Kevin Boone crunched some feel‑good numbers: Kagi’s community‑curated “small web” list ballooned from about 6,000 to 32,000 entries, and after filtering for working feeds and at least monthly updates, there are still around 9,000 active indie sites. He also nods to the ultra‑minimal Gemini scene (about 6,000 “capsules,” many quiet), where feed aggregators let you browse fresh posts like a tiny, cozy timeline.
Cue the comments section meltdown. One camp cheers that the small web isn’t a size; it’s a mindset—publish for joy, not clicks. Another camp snaps back that the whole revival is “nostalgia cosplay,” arguing the ’90s magic came from explosive growth that can’t be recreated. The crowd then turns its pitchforks to Big Tech, claiming personal blogs are “buried by Google” and boosting indie tools like marginalia‑search.com to actually find humans again. A power‑user even dropped a one‑liner command to pull random blogs from indieblog.page—like RSS roulette for hipsters.
The spiciest fight? Kagi’s bias toward frequently updated sites. Fans of “slow web” fume that rare, once‑a‑year posts are the real bangers. Jokes flew about “album drop blogs” and “grandma’s site > SEO farm.” Verdict: the small web is bigger than expected—and the real battle is vibes vs. algorithms
Key Points
- •Gemini has roughly 6,000 known capsules, though many appear inactive, and forums show about a hundred active users.
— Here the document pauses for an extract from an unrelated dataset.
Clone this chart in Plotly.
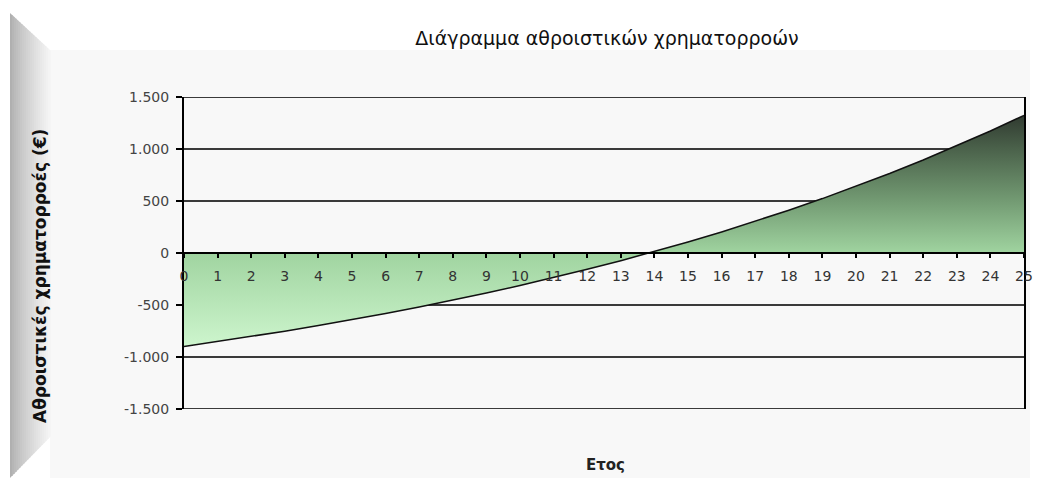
import plotly.graph_objects as go

# Cumulative cash flows per year (EUR)
years = list(range(26))
cumulative_cf = [-900, -853, -804, -753, -699, -642, -583, -520, -455, -386,
                 -313, -237, -157, -74, 14, 106, 203, 305, 412, 524,
                 642, 766, 896, 1032, 1175, 1325]

y_tick_vals = [-1500, -1000, -500, 0, 500, 1000, 1500]
y_tick_text = ["-1.500", "-1.000", "-500", "0", "500", "1.000", "1.500"]

chart_title = "Διάγραμμα αθροιστικών χρηματορροών"
y_title = "Αθροιστικές χρηματορροές (€)"
x_title = "Ετος"

W, H = 1044, 478
PL, PR, PT, PB = 184, 1024, 97, 409  # plot area in pixels


def px(x):
    return (x - PL) / (PR - PL)


def py(y):
    return (PB - y) / (PB - PT)


shapes = [
    # light grey chart panel
    dict(type="rect", xref="paper", yref="paper",
         x0=px(50), x1=px(1030), y0=py(478), y1=py(50),
         fillcolor="#f8f8f8", line=dict(width=0), layer="below"),
]

# gridlines at the top and bottom of the value range
for v in (y_tick_vals[0], y_tick_vals[-1]):
    shapes.append(dict(type="line", xref="paper", yref="y",
                       x0=0, x1=1, y0=v, y1=v,
                       line=dict(color="#3a3a3a", width=1.5), layer="below"))

# bevelled left edge of the panel, shaded from dark to light
n = 20
x_left, x_right = 10.0, 50.0
ytop = lambda x: 13 + (x - x_left) * 37 / 40
ybot = lambda x: 478 - (x - x_left) * 41 / 40
for i in range(n):
    a = x_left + (x_right - x_left) * i / n
    b = x_left + (x_right - x_left) * (i + 1) / n
    t = i / (n - 1)
    g = int(176 + (244 - 176) * t ** 0.8)
    path = (f"M {px(a)},{py(ytop(a))} L {px(b + 0.6)},{py(ytop(b + 0.6))} "
            f"L {px(b + 0.6)},{py(ybot(b + 0.6))} L {px(a)},{py(ybot(a))} Z")
    shapes.append(dict(type="path", xref="paper", yref="paper", path=path,
                       fillcolor=f"rgb({g},{g},{g})", line=dict(width=0),
                       layer="below"))

fig = go.Figure()
fig.add_trace(go.Scatter(
    x=years, y=cumulative_cf, mode="lines",
    line=dict(color="#111", width=1.5),
    fill="tozeroy",
    fillgradient=dict(
        type="vertical",
        start=min(cumulative_cf), stop=max(cumulative_cf),
        colorscale=[
            [0.0, "rgb(205,245,205)"],
            [0.404, "rgb(160,212,160)"],
            [0.629, "rgb(115,155,115)"],
            [0.854, "rgb(75,98,75)"],
            [1.0, "rgb(48,58,48)"],
        ],
    ),
    hoverinfo="skip", showlegend=False,
))

fig.update_layout(
    width=W, height=H,
    margin=dict(l=PL, r=W - PR, t=PT, b=H - PB),
    paper_bgcolor="white", plot_bgcolor="rgba(0,0,0,0)",
    shapes=shapes,
    title=dict(text=chart_title, x=607 / W, xanchor="center",
               y=1 - 38 / H, yanchor="middle",
               font=dict(family="DejaVu Sans", size=19, color="#111")),
    xaxis=dict(
        range=[0, 25], tick0=0, dtick=1,
        anchor="free", position=0.5,
        showline=True, linecolor="black", linewidth=2,
        ticks="outside", ticklen=4, tickwidth=1.5, tickcolor="black",
        ticklabelstandoff=6,
        showgrid=False, zeroline=False,
        tickfont=dict(family="DejaVu Sans", size=14, color="#333"),
    ),
    yaxis=dict(
        range=[-1502, 1502], tickvals=y_tick_vals, ticktext=y_tick_text,
        showline=True, linecolor="black", linewidth=2, mirror=True,
        ticks="outside", ticklen=6, tickwidth=1.5, tickcolor="black",
        ticklabelstandoff=4,
        showgrid=True, gridcolor="#3a3a3a", gridwidth=1.5, zeroline=False,
        tickfont=dict(family="DejaVu Sans", size=14, color="#444"),
    ),
    annotations=[
        dict(text=f"<b>{y_title}</b>", xref="paper", yref="paper",
             x=px(40), y=py(276), xanchor="center", yanchor="middle",
             textangle=-90, showarrow=False,
             font=dict(family="DejaVu Sans", size=17, color="#111")),
        dict(text=f"<b>{x_title}</b>", xref="paper", yref="paper",
             x=px(605), y=py(465), xanchor="center", yanchor="middle",
             showarrow=False,
             font=dict(family="DejaVu Sans", size=15, color="#222")),
    ],
)

fig.write_html("out.html")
- •Site updates in both the web and Gemini are commonly published via ATOM or RSS feeds in XML.
- •Feed aggregators can list updates from many Gemini capsules on a single page due to the ecosystem’s small size.
- •Kagi’s Small Web list grew from about 6,000 sites last year to approximately 32,000 entries.
- •After filtering invalid or untimestamped feeds and low-activity sites, about 9,000 small web sites update at least monthly.